Margaret, a teacher in Nairobi, is the fifth participant in our 10-week #TeacherTuesday campaign. She works in Kibera, one of the largest slums in Africa, helping children find an escape route from poverty through their education.
Margaret was born in a village in a poor area outside Kenya’s capital city. “I know what it means to be sleeping hungry,” she said. Now, she wakes daily at 4am to make the two-hour journey to Kibera, most of whose residents lack access to basic services, including electricity and running water. She teaches until 6pm or 7pm, staying late to let children do their homework at school because they don’t have any electricity or space at home.
“There is a line between rich and poor,” Margaret says, explaining the challenges of her daily work. “A child whose parents are working means the child is fed, they are literate, and the parents are able to follow up on their child’s education and learning. Whereas the parents at the school where I teach believe the government should give everything for the child’s education and they don’t need to do anything extra.”

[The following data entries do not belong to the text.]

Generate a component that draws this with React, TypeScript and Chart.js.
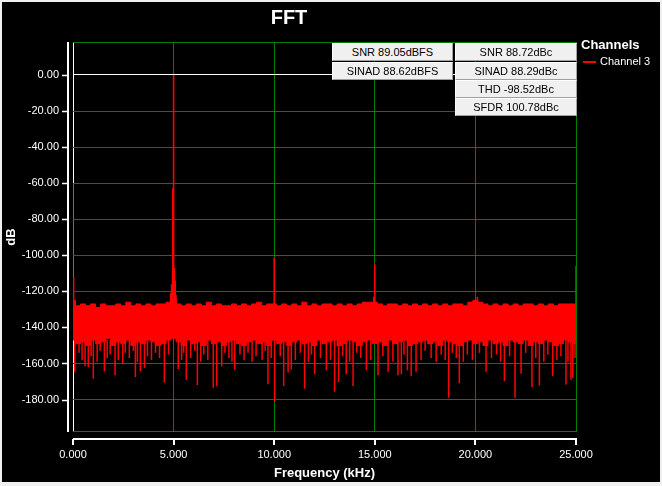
import React, { useEffect, useRef } from "react"
import { Chart, registerables } from "chart.js"

Chart.register(...registerables)

// spectrum (dB)
const STEP_KHZ = 0.25
// top of the noise floor, one value per 0.25 kHz from 0 to 25 kHz
const noiseTop = [
  -125, -128, -127, -128, -127, -129, -127, -128, -128, -127,
  -128, -126, -128, -127, -128, -127, -128, -127, -127, -126,
  -125, -127, -128, -127, -128, -127, -128, -126, -128, -127,
  -128, -128, -127, -128, -127, -128, -127, -126, -128, -127,
  -127, -128, -127, -128, -127, -128, -126, -128, -127, -128,
  -127, -127, -128, -127, -128, -127, -128, -127, -126, -126,
  -126, -127, -128, -127, -127, -128, -127, -128, -127, -128,
  -127, -128, -127, -128, -127, -128, -127, -127, -128, -126,
  -125, -126, -127, -128, -127, -128, -127, -128, -127, -128,
  -127, -127, -128, -127, -128, -127, -128, -127, -127, -127,
  -127,
]
// bottom of the solid part of the noise floor
const noiseBottom = [
  -147, -149, -148, -150, -147, -149, -148, -146, -150, -148,
  -149, -147, -150, -148, -149, -147, -148, -150, -149, -147,
  -146, -148, -150, -147, -149, -148, -150, -147, -149, -148,
  -150, -148, -147, -149, -150, -148, -147, -149, -148, -150,
  -147, -149, -148, -150, -148, -147, -149, -148, -150, -147,
  -149, -148, -147, -150, -149, -147, -148, -150, -148, -147,
  -149, -148, -150, -147, -149, -148, -147, -150, -149, -148,
  -147, -149, -148, -150, -147, -148, -149, -150, -148, -147,
  -149, -148, -150, -147, -149, -148, -150, -147, -148, -149,
  -147, -150, -148, -149, -147, -148, -150, -149, -147, -148,
  -149,
]
// bins rising above the floor [kHz, dB]
const peaks: [number, number][] = [
  [0.0, -60], [0.03, -112], [4.85, -121], [4.9, -116], [4.95, -109],
  [4.96, -63], [5.0, 0], [5.04, -107], [5.08, -114], [5.12, -122],
  [10.0, -101.5], [14.95, -123], [15.0, -105], [20.1, -123], [25.0, -106],
]
// bins falling below the floor [kHz, dB]
const dips: [number, number][] = [
  [0.08, -164.8], [0.3, -154], [0.45, -158], [0.6, -161.5], [0.76, -162],
  [0.9, -156], [1.01, -168.5], [1.2, -159], [1.35, -153], [1.56, -164.5],
  [1.7, -157], [1.85, -155], [2.09, -166.5], [2.25, -158], [2.47, -160],
  [2.6, -154], [2.8, -157], [3.0, -153], [3.1, -167.5], [3.2, -159],
  [3.35, -164.5], [3.55, -162.5], [3.7, -156], [3.9, -158], [4.1, -154],
  [4.3, -157], [4.54, -170.5], [4.75, -155], [5.23, -163], [5.4, -158],
  [5.5, -154], [5.63, -169], [5.85, -157], [6.05, -153], [6.18, -172],
  [6.35, -159], [6.5, -155], [6.7, -158], [6.97, -173.5], [7.14, -172.6],
  [7.39, -161.5], [7.55, -154], [7.75, -157], [7.9, -159], [8.04, -163.5],
  [8.3, -155], [8.5, -158], [8.7, -154], [8.9, -159], [9.1, -156],
  [9.4, -158], [9.55, -153], [9.69, -171.5], [9.85, -157], [10.02, -181],
  [10.3, -156], [10.47, -172.5], [10.69, -165], [10.85, -163.3], [11.05, -158],
  [11.3, -154], [11.51, -174], [11.7, -159], [11.85, -155], [12.01, -166],
  [12.3, -157], [12.59, -163.7], [12.8, -158], [13.0, -175.7], [13.2, -170.2],
  [13.4, -156], [13.58, -166], [13.75, -159], [13.92, -172.5], [14.1, -154],
  [14.3, -157], [14.58, -163.7], [14.8, -158], [15.16, -166.5], [15.4, -156],
  [15.66, -164.6], [15.9, -159], [16.15, -166.5], [16.32, -166], [16.45, -155],
  [16.62, -163.8], [16.81, -167], [17.05, -164.6], [17.3, -158], [17.5, -153],
  [17.8, -157], [18.05, -159], [18.3, -155], [18.5, -158], [18.67, -179],
  [18.85, -154], [19.05, -157], [19.2, -171], [19.4, -159], [19.6, -155],
  [19.85, -158], [20.2, -154], [20.53, -164.6], [20.8, -157], [21.05, -155],
  [21.25, -159], [21.44, -169.8], [21.7, -156], [21.97, -179], [22.27, -165.7],
  [22.5, -154], [22.81, -173], [23.0, -157], [23.18, -172.2], [23.4, -159],
  [23.6, -155], [23.84, -167], [24.05, -158], [24.25, -156], [24.5, -171.7],
  [24.6, -159], [24.75, -169], [24.84, -168], [24.95, -157],
]

const xTicks = [0, 5, 10, 15, 20, 25]
const yTicks = [0, -20, -40, -60, -80, -100, -120, -140, -160, -180]
const statsDbfs = ["SNR 89.05dBFS", "SINAD 88.62dBFS"]
const statsDbc = ["SNR 88.72dBc", "SINAD 88.29dBc", "THD -98.52dBc", "SFDR 100.78dBc"]
const channelName = "Channel 3"

const RED = "#ff0000"
const GREEN = "#008000"
const WHITE = "#ffffff"
const FONT = "'Liberation Sans', Arial, sans-serif"

// draws the floating axis lines and the plot frame
const axisFrame = {
  id: "axisFrame",
  beforeDatasetsDraw(chart: any) {
    const { ctx, chartArea: a } = chart
    ctx.save()
    ctx.strokeStyle = GREEN
    ctx.lineWidth = 1
    ctx.beginPath()
    ctx.moveTo(a.left, Math.round(a.top) + 0.5)
    ctx.lineTo(a.right, Math.round(a.top) + 0.5)
    ctx.moveTo(a.left, Math.round(a.bottom) - 0.5)
    ctx.lineTo(a.right, Math.round(a.bottom) - 0.5)
    ctx.stroke()
    ctx.restore()
  },
  afterDraw(chart: any) {
    const { ctx, chartArea: a, scales } = chart
    ctx.save()
    ctx.strokeStyle = WHITE
    ctx.lineWidth = 2
    const ax = Math.round(a.left) - 5
    const ay = Math.round(a.bottom) + 7
    ctx.beginPath()
    ctx.moveTo(ax, a.top)
    ctx.lineTo(ax, a.bottom)
    ctx.moveTo(a.left, ay)
    ctx.lineTo(a.right + 1, ay)
    scales.x.ticks.forEach((t: any) => {
      const px = Math.round(scales.x.getPixelForValue(t.value))
      ctx.moveTo(px, ay)
      ctx.lineTo(px, ay + 6)
    })
    ctx.stroke()
    ctx.lineWidth = 1.5
    ctx.beginPath()
    scales.y.ticks.forEach((t: any) => {
      const py = Math.round(scales.y.getPixelForValue(t.value)) + 0.5
      ctx.moveTo(ax - 6, py)
      ctx.lineTo(ax, py)
    })
    ctx.stroke()
    ctx.restore()
  },
}

const gridColor = (ctx: any) => (ctx.tick && ctx.tick.value === 0 ? WHITE : GREEN)

function spikes(list: [number, number][], base: number) {
  const pts: { x: number; y: number | null }[] = []
  list.forEach(([f, v]) => {
    pts.push({ x: f, y: base }, { x: f, y: v }, { x: f, y: null })
  })
  return pts
}

function FftChart() {
  const canvasRef = useRef<HTMLCanvasElement>(null)
  const chartRef = useRef<Chart | null>(null)

  useEffect(() => {
    if (!canvasRef.current) return
    chartRef.current?.destroy()

    const top = noiseTop.map((v, i) => ({ x: i * STEP_KHZ, y: v }))
    const bottom = noiseBottom.map((v, i) => ({ x: i * STEP_KHZ, y: v }))

    chartRef.current = new Chart(canvasRef.current, {
      type: "line",
      data: {
        datasets: [
          {
            label: channelName,
            data: top,
            borderColor: RED,
            borderWidth: 1,
            pointRadius: 0,
            stepped: "middle",
            fill: false,
          },
          {
            label: channelName + " floor",
            data: bottom,
            borderColor: RED,
            backgroundColor: RED,
            borderWidth: 1,
            pointRadius: 0,
            stepped: "middle",
            fill: "-1",
          },
          {
            label: channelName + " peaks",
            data: spikes(peaks, -128),
            borderColor: RED,
            borderWidth: 1.6,
            pointRadius: 0,
            spanGaps: false,
          },
          {
            label: channelName + " dips",
            data: spikes(dips, -147),
            borderColor: RED,
            borderWidth: 1.5,
            pointRadius: 0,
            spanGaps: false,
          },
        ],
      },
      options: {
        animation: false,
        responsive: true,
        maintainAspectRatio: false,
        layout: { padding: { left: 0, right: 84, top: 0, bottom: 0 } },
        plugins: {
          legend: { display: false },
          tooltip: { enabled: false },
          title: {
            display: true,
            text: "FFT",
            color: WHITE,
            font: { family: FONT, size: 20, weight: "bold" },
            padding: { top: 4, bottom: 12 },
          },
        },
        scales: {
          x: {
            type: "linear",
            min: 0,
            max: 25,
            afterBuildTicks: (s: any) => {
              s.ticks = xTicks.map((v) => ({ value: v }))
            },
            afterFit: (s: any) => {
              s.height = 50
            },
            ticks: {
              color: WHITE,
              font: { family: FONT, size: 11 },
              padding: 16,
              maxRotation: 0,
              autoSkip: false,
              callback: (v) => Number(v).toFixed(3),
            },
            grid: { color: gridColor, lineWidth: 1, drawTicks: false },
            border: { display: false },
            title: {
              display: true,
              text: "Frequency (kHz)",
              color: WHITE,
              font: { family: FONT, size: 13, weight: "bold" },
              padding: { top: 0, bottom: 1 },
            },
          },
          y: {
            type: "linear",
            min: -198,
            max: 18.3,
            afterBuildTicks: (s: any) => {
              s.ticks = yTicks.map((v) => ({ value: v }))
            },
            afterFit: (s: any) => {
              s.width = 71
            },
            ticks: {
              color: WHITE,
              font: { family: FONT, size: 11 },
              padding: 14,
              autoSkip: false,
              callback: (v) => Number(v).toFixed(2),
            },
            grid: { color: gridColor, lineWidth: 1, drawTicks: false },
            border: { display: false },
            title: {
              display: true,
              text: "dB",
              color: WHITE,
              font: { family: FONT, size: 13, weight: "bold" },
              padding: { top: 2, bottom: 0 },
            },
          },
        },
      },
      plugins: [axisFrame],
    })

    return () => {
      chartRef.current?.destroy()
      chartRef.current = null
    }
  }, [])

  return <canvas ref={canvasRef} style={{ display: "block" }} />
}

const boxStyle: React.CSSProperties = {
  position: "absolute",
  height: 18,
  boxSizing: "border-box",
  background: "#f0f0f0",
  borderTop: "1px solid #ffffff",
  borderLeft: "1px solid #ffffff",
  borderRight: "1px solid #a0a0a0",
  borderBottom: "1px solid #a0a0a0",
  color: "#000",
  font: `11px ${FONT}`,
  lineHeight: "16px",
  textAlign: "center",
  whiteSpace: "nowrap",
}

export default function App() {
  useEffect(() => {
    document.body.style.margin = "0"
    document.body.style.background = "#f0f0f0"
  }, [])

  return (
    <div style={{ position: "relative", width: 658, height: 480, margin: "2px 0 0 2px", background: "#000" }}>
      <FftChart />
      {statsDbfs.map((s, i) => (
        <div key={s} style={{ ...boxStyle, left: 330, width: 121, top: 41 + i * 19 }}>
          {s}
        </div>
      ))}
      {statsDbc.map((s, i) => (
        <div key={s} style={{ ...boxStyle, left: 453, width: 122, top: [41, 60, 78, 96][i] }}>
          {s}
        </div>
      ))}
      <div style={{ position: "absolute", left: 579, top: 35, color: WHITE, font: `bold 13px ${FONT}`, lineHeight: "16px" }}>
        Channels
      </div>
      <div style={{ position: "absolute", left: 581, top: 59, width: 13, height: 2, background: RED }} />
      <div style={{ position: "absolute", left: 598, top: 52, color: WHITE, font: `11px ${FONT}`, lineHeight: "15px" }}>
        {channelName}
      </div>
    </div>
  )
}
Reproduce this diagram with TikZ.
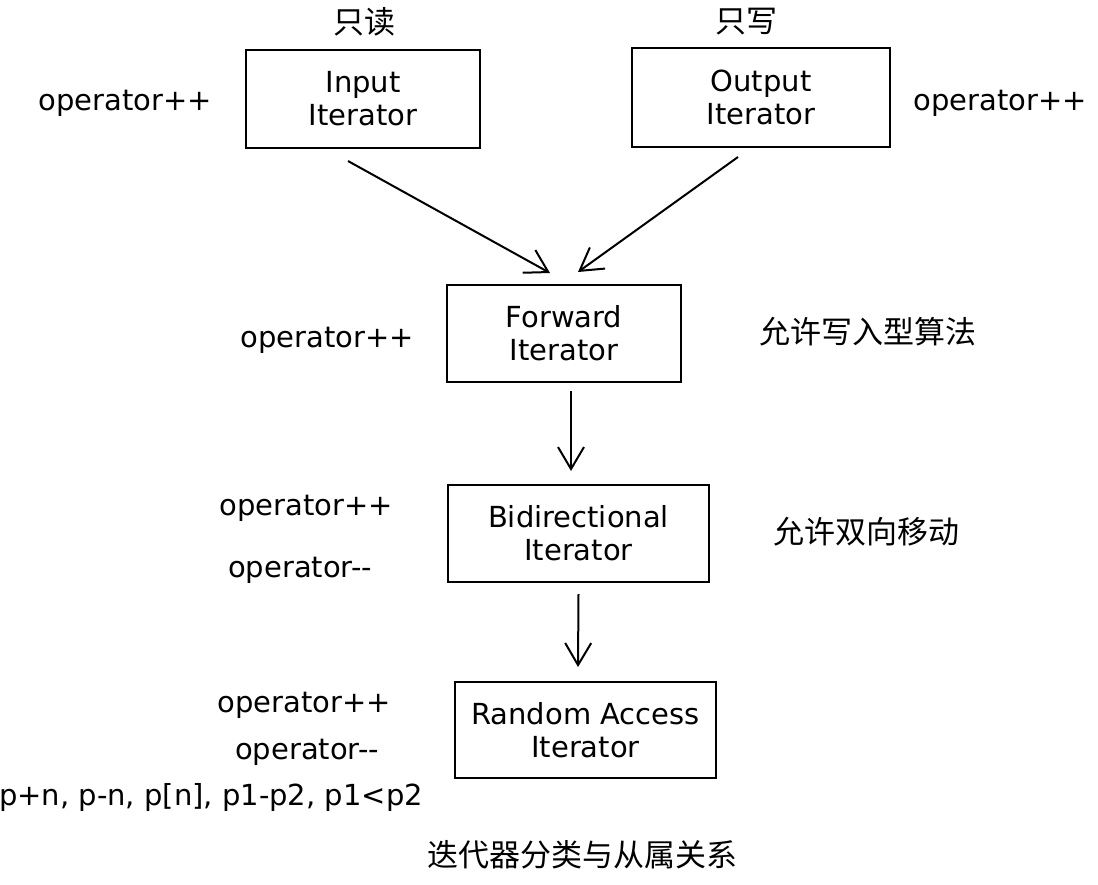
\documentclass[tikz,border=0pt]{standalone}
\usepackage{fontspec}
\setmainfont{DejaVu Sans}
\newfontfamily\cjk{Noto Sans CJK SC}
\usetikzlibrary{arrows.meta,calc}
\begin{document}
\begin{tikzpicture}[x=1pt,y=-1pt,
  box/.style={draw,line width=2pt,align=center,font=\fontsize{29}{33}\selectfont,inner sep=0pt},
  lbl/.style={font=\fontsize{29}{33}\selectfont,inner sep=0pt,align=center},
  zh/.style={font=\cjk\fontsize{31}{36}\selectfont,inner sep=0pt},
  arr/.style={line width=2pt,-{Straight Barb[length=22pt,width=26pt,line width=2pt]}}]
\useasboundingbox (0,0) rectangle (1098,884);
\node[box,minimum width=234pt,minimum height=98pt] (inp) at (363,99) {Input\\Iterator};
\node[box,minimum width=258pt,minimum height=99pt] (out) at (761,97.5) {Output\\Iterator};
\node[box,minimum width=234pt,minimum height=97pt] (fwd) at (564,333.5) {Forward\\Iterator};
\node[box,minimum width=261pt,minimum height=97pt] (bid) at (578.5,533.5) {Bidirectional\\Iterator};
\node[box,minimum width=261pt,minimum height=96pt] (rnd) at (585.5,730) {Random Access\\Iterator};
\draw[arr] ($(inp.south)+(-15,12)$) -- ($(fwd.north)+(-14,-11)$);
\draw[arr] ($(out.south)+(-23,9)$) -- ($(fwd.north)+(14,-12)$);
\draw[arr] ($(fwd.south)+(7,8)$) -- ($(bid.north)+(-7.5,-13)$);
\draw[arr] ($(bid.south)+(0,11)$) -- ($(rnd.north)+(-7.5,-14)$);
\node[zh] (r1) at (364,22) {只读};
\node[zh] (w1) at (746,22) {只写};
\node[lbl] (l1) at (125,103) {operator++};
\node[lbl] (l2) at (1000,103) {operator++};
\node[lbl] (l3) at (327,340) {operator++};
\node[zh] (z1) at (868,332) {允许写入型算法};
\node[lbl] (l4) at (306,508) {operator++};
\node[lbl] (l5) at (300,570) {operator-{}-};
\node[zh] (z2) at (866,532) {允许双向移动};
\node[lbl] (l6) at (304,705) {operator++};
\node[lbl] (l7) at (307,752) {operator-{}-};
\node[lbl] (l8) at (211,797) {p+n, p-n, p[n], p1-p2, p1<p2};
\node[zh] (t) at (582,855) {迭代器分类与从属关系};
\end{tikzpicture}
\end{document}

The majority of parents in the Kibera slum, she tells us, “did not go to school or if they did they did not have a very good education. They don’t see the value of education so they don’t follow up. Some children stay at home and are sick. They are used to the hard life”.
The latest EFA Global Monitoring Report, Teaching and Learning: Achieving quality for all shows that how much a child learns is strongly influenced by the inherited disadvantage that comes with poverty and extreme inequality.
In all 20 sub-Saharan African countries analysed in the Report, children from richer households are more likely not only to complete school, but also to achieve a minimum level of learning once there. In 15 of these countries, no more than one in five poor children reach the last grade and learn the basics.
In Kenya, where Margaret works, children have a better chance of learning, on average, but there is a wide gap between rich and poor, mainly because over half of those from poor households drop out early, while only 16% from rich households do so. As a result, around three-quarters of the poor have not achieved the basics, compared with 37% of the rich.
Teachers need pre-service and ongoing training so that they can improve the learning outcomes for disadvantaged children. Often, as is the case in Kibera, teachers are faced with large classes, and need support in knowing how to identify the children who need the most help with the help of learning assessments and additional teaching and attention.
Margaret’s school has around 85 children in each class. “Class control depends on individual teachers” she said. “We try to advise new teachers to put the children in groups so that they learn from each other. We identify children who have difficulties in learning. Weak learners are those that tend to be disruptive because they don’t understand. The weakest learners feel ashamed if they are held back, so we give them extra classes in the afternoon.”
The 2013/4 EFA Global Monitoring Report warns that if countries fail to attract the best candidates to teaching and train them well, the learning crisis could last for several generations, hitting the disadvantaged hardest. “I am praying the government trains more teachers so we break the large classes into small classes of 50 so we produce the best children from the slum,” Margaret said.
Positive action is needed to break down the barriers facing those born into poverty. Margaret explains that “the leaders, the chief, government officials will look for children in the slum to bring them to school, especially those who have special needs.”
“We have identified those who are extremely poor and give them books,” she continued. Her school also benefits from a WFP feeding programme. “This very much increases the children’s concentration. The children love the food and that’s what keeps them in school. If there’s no food, about 50% don’t come to school. Now we have feeding programmes, the literacy levels have gone up.”
Countries will never eradicate poverty without quality education for all. Prioritizing quality education for all is one of the best investments a country can make.
Margaret remembers being told by her own teachers when she was hungry and reluctant to go to school, “If we don’t have food today, we go to school and we get that food in abundance in the future.” Now that she is a teacher, she passes the same message on to the children she looks after in the slum: “With school you can better yourself,” she tells them. “Everything is possible with an education.”